Description of the task: Without copying any pictures, restate exactly the lines from the start of the records through the line containing "import plotly.graph_objects as go".

Records shown:
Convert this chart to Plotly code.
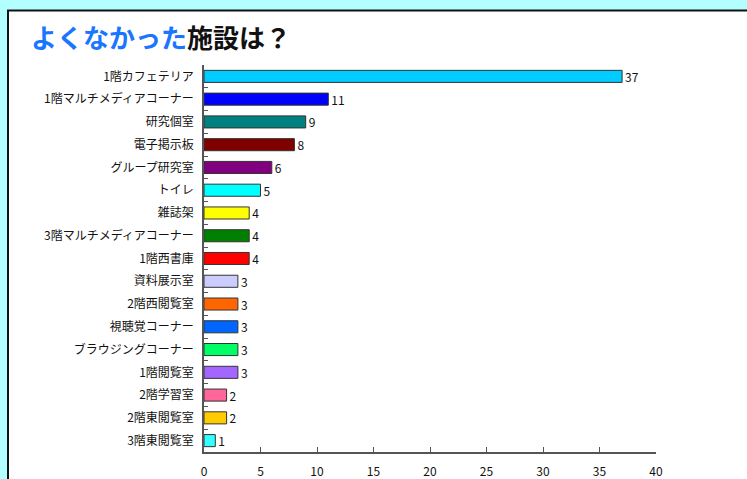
import plotly.graph_objects as go

categories = ["1階カフェテリア", "1階マルチメディアコーナー", "研究個室", "電子掲示板", "グループ研究室",
              "トイレ", "雑誌架", "3階マルチメディアコーナー", "1階西書庫", "資料展示室", "2階西閲覧室",
              "視聴覚コーナー", "ブラウジングコーナー", "1階閲覧室", "2階学習室", "2階東閲覧室", "3階東閲覧室"]
values = [37, 11, 9, 8, 6, 5, 4, 4, 4, 3, 3, 3, 3, 3, 2, 2, 1]
colors = ["#00ccff", "#0000ff", "#008080", "#800000", "#800080", "#00ffff", "#ffff00", "#008000",
          "#ff0000", "#ccccff", "#ff6600", "#0066ff", "#00ff66", "#a366ff", "#ff6699", "#ffcc00", "#33ffff"]
x_ticks = [0, 5, 10, 15, 20, 25, 30, 35, 40]

FONT = "Noto Sans CJK JP"

fig = go.Figure(go.Bar(
    x=values, y=categories, orientation="h",
    marker=dict(color=colors, line=dict(color="#333333", width=1)),
    text=[str(v) for v in values], textposition="outside", constraintext="none",
    textfont=dict(family=FONT, size=12, color="#111111"),
    cliponaxis=False, width=0.53,
))

L, R = 204, 656
T, B = 64.6, 452.4
W, H = 747, 479
pw, ph = R - L, B - T

def px(x):
    return (x - L) / pw

def py(y):
    return (B - y) / ph

fig.update_layout(
    width=W, height=H,
    margin=dict(l=L, r=W - R, t=T, b=H - B, pad=0),
    paper_bgcolor="#b3ffff", plot_bgcolor="white",
    showlegend=False,
    font=dict(family=FONT, size=12, color="#111111"),
    shapes=[dict(type="rect", xref="paper", yref="paper",
                 x0=px(8), x1=px(800), y0=py(520), y1=py(10),
                 fillcolor="white", line=dict(color="#111111", width=2), layer="below")],
    annotations=[dict(xref="paper", yref="paper", x=px(29), y=py(36),
                      xanchor="left", yanchor="middle", showarrow=False,
                      text="<b><span style='color:#1a75ff'>よくなかった</span>施設は？</b>",
                      font=dict(family=FONT, size=26, color="#111111"))],
)
fig.update_xaxes(range=[0, 40], tickvals=x_ticks, ticktext=[str(t) for t in x_ticks],
                 automargin=False,
                 showgrid=False, zeroline=False, showline=True, linecolor="#555555", linewidth=1.5,
                 ticks="inside", ticklen=5, tickcolor="#555555", ticklabelstandoff=8,
                 tickfont=dict(family=FONT, size=12, color="#111111"))
fig.update_yaxes(categoryorder="array", categoryarray=categories, range=[16.5, -0.5],
                 automargin=False,
                 showgrid=False, zeroline=False, showline=True, linecolor="#555555", linewidth=1.5,
                 ticks="inside", ticklen=4, tickcolor="#555555", tickson="boundaries",
                 ticklabelstandoff=6, tickfont=dict(family=FONT, size=12, color="#111111"))

fig.write_html("out.html", config={"displayModeBar": False},
               post_script="document.body.style.margin='0';document.body.style.overflow='hidden';")
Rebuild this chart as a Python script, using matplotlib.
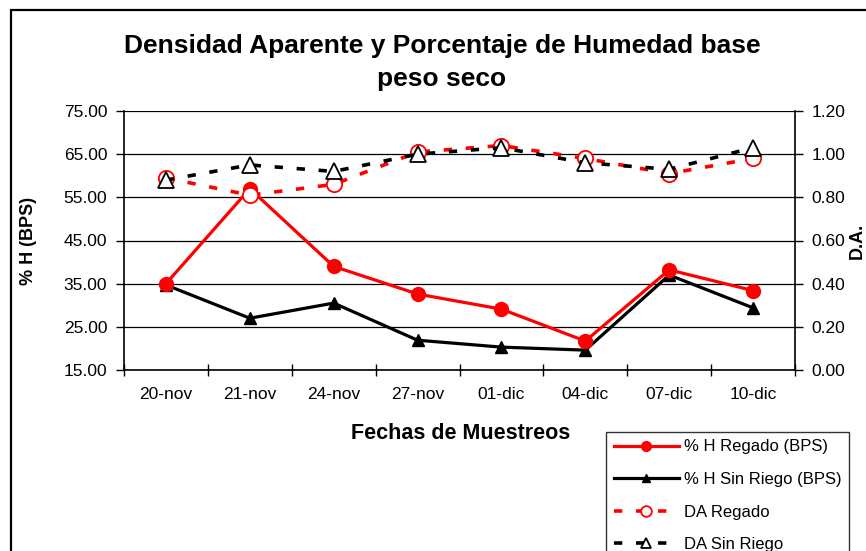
import matplotlib
matplotlib.use("Agg")
import matplotlib.pyplot as plt
from matplotlib.patches import Rectangle

plt.rcParams['font.family'] = ['Liberation Sans', 'DejaVu Sans']

fechas = ["20-nov", "21-nov", "24-nov", "27-nov", "01-dic", "04-dic", "07-dic", "10-dic"]
h_regado = [35.0, 57.0, 39.0, 32.6, 29.1, 21.7, 38.2, 33.4]
h_sin_riego = [34.7, 27.0, 30.5, 21.9, 20.3, 19.6, 37.0, 29.4]
da_regado = [0.89, 0.81, 0.86, 1.01, 1.04, 0.98, 0.91, 0.98]
da_sin_riego = [0.88, 0.95, 0.92, 1.00, 1.03, 0.96, 0.93, 1.03]

left_ticks = [15, 25, 35, 45, 55, 65, 75]
right_ticks = [0.0, 0.2, 0.4, 0.6, 0.8, 1.0, 1.2]

W, H = 866, 551
fig = plt.figure(figsize=(W / 100, H / 100), dpi=100)

# outer chart border (cropped on right and bottom)
fig.patches.append(Rectangle((10.5 / W, -0.1), 2.0, (H - 9.5) / H + 0.1,
                             transform=fig.transFigure, fill=False,
                             edgecolor='black', linewidth=1.6, zorder=0))

ax = fig.add_axes([124 / W, 1 - 370 / H, (795 - 124) / W, (370 - 111) / H])
ax2 = ax.twinx()

x = list(range(len(fechas)))

ax.set_xlim(-0.5, len(fechas) - 0.5)
ax.set_ylim(15, 75)
ax2.set_ylim(0, 1.2)

for y in left_ticks:
    ax.axhline(y, color='black', linewidth=0.9, zorder=1)

dash = (0, (2.3, 3.8))
l1, = ax.plot(x, h_regado, color='#ff0000', linewidth=2.3, marker='o',
              markersize=10, markerfacecolor='#ff0000', markeredgecolor='#ff0000',
              zorder=4, label='% H Regado (BPS)')
l2, = ax.plot(x, h_sin_riego, color='black', linewidth=2.3, marker='^',
              markersize=9, markerfacecolor='black', markeredgecolor='black',
              zorder=3, label='% H Sin Riego (BPS)')
l3, = ax2.plot(x, da_regado, color='#ff0000', linewidth=2.6, linestyle=dash,
               marker='o', markersize=11, markerfacecolor='white',
               markeredgecolor='#ff0000', markeredgewidth=1.3, zorder=3,
               label='DA Regado')
l4, = ax2.plot(x, da_sin_riego, color='black', linewidth=2.6, linestyle=dash,
               marker='^', markersize=11, markerfacecolor='white',
               markeredgecolor='black', markeredgewidth=1.3, zorder=4,
               label='DA Sin Riego')

ax.set_yticks(left_ticks)
ax.set_yticklabels([f"{v:.2f}" for v in left_ticks], fontsize=12.5)
ax2.set_yticks(right_ticks)
ax2.set_yticklabels([f"{v:.2f}" for v in right_ticks], fontsize=12.5)

ax.set_xticks(x)
ax.set_xticklabels(fechas, fontsize=12.5)
ax.set_xticks([i + 0.5 for i in range(-1, len(fechas))], minor=True)
ax.tick_params(axis='x', which='major', length=0, pad=12)
ax.tick_params(axis='x', which='minor', direction='inout', length=9, width=1)
ax.tick_params(axis='y', direction='out', length=6, width=1, pad=6)
ax2.tick_params(axis='y', direction='out', length=6, width=1, pad=6)

for a in (ax, ax2):
    a.spines['top'].set_visible(False)
    for s in ('left', 'right', 'bottom'):
        a.spines[s].set_linewidth(1.2)
ax.spines['right'].set_visible(False)
ax2.spines['left'].set_visible(False)
ax2.spines['bottom'].set_visible(False)

ax.set_zorder(2)
ax.patch.set_visible(False)
ax2.set_zorder(3)
ax2.patch.set_visible(False)

ax.set_ylabel('% H (BPS)', fontsize=13, fontweight='bold')
ax.yaxis.set_label_coords((37 - 124) / 671, 0.5)
ax.set_xlabel('Fechas de Muestreos', fontsize=15.5, fontweight='bold')
ax.xaxis.set_label_coords(0.502, (370 - 423) / 259)
fig.text(857 / W, 1 - 241 / H, 'D.A.', rotation=90, fontsize=13,
         fontweight='bold', ha='center', va='center')

fig.text(442 / W, 1 - 46 / H, 'Densidad Aparente y Porcentaje de Humedad base',
         fontsize=19, fontweight='bold', ha='center', va='center')
fig.text(442 / W, 1 - 79 / H, 'peso seco',
         fontsize=19, fontweight='bold', ha='center', va='center')

leg = fig.legend(handles=[l1, l2, l3, l4], loc='upper left',
                 bbox_to_anchor=(606 / W, 1 - 432 / H),
                 fontsize=12.0, frameon=True, fancybox=False,
                 edgecolor='black', handlelength=3.9, handletextpad=0.3,
                 labelspacing=1.05, borderaxespad=0, borderpad=0.45,
                 markerscale=0.7)
leg.get_frame().set_linewidth(1.0)

fig.savefig('out.png', dpi=100)
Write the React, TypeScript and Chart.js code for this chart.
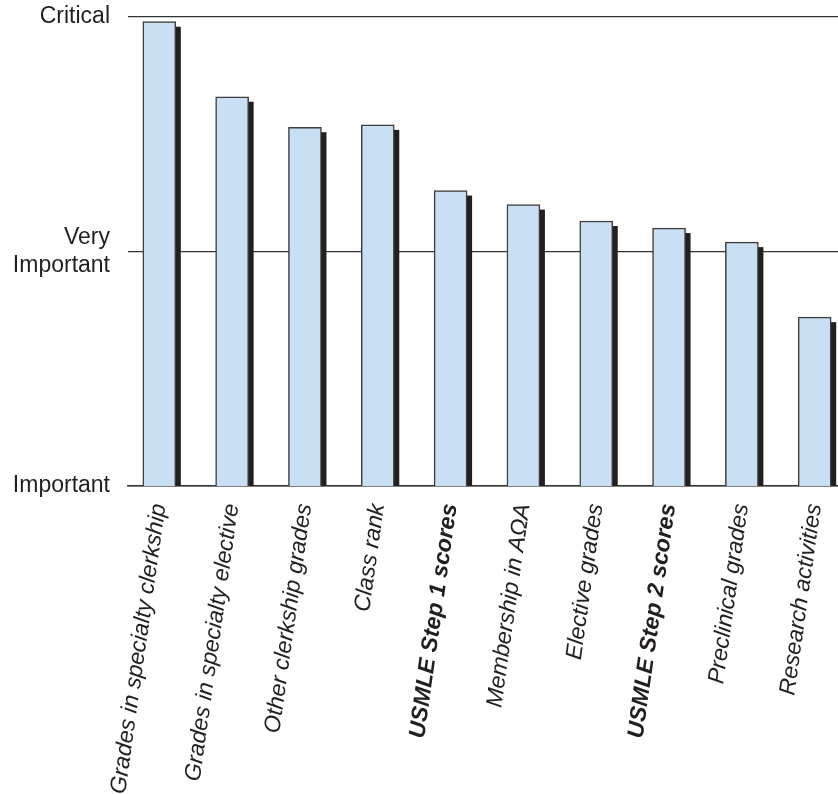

Complete response:
Convert this chart to Plotly code.
import plotly.graph_objects as go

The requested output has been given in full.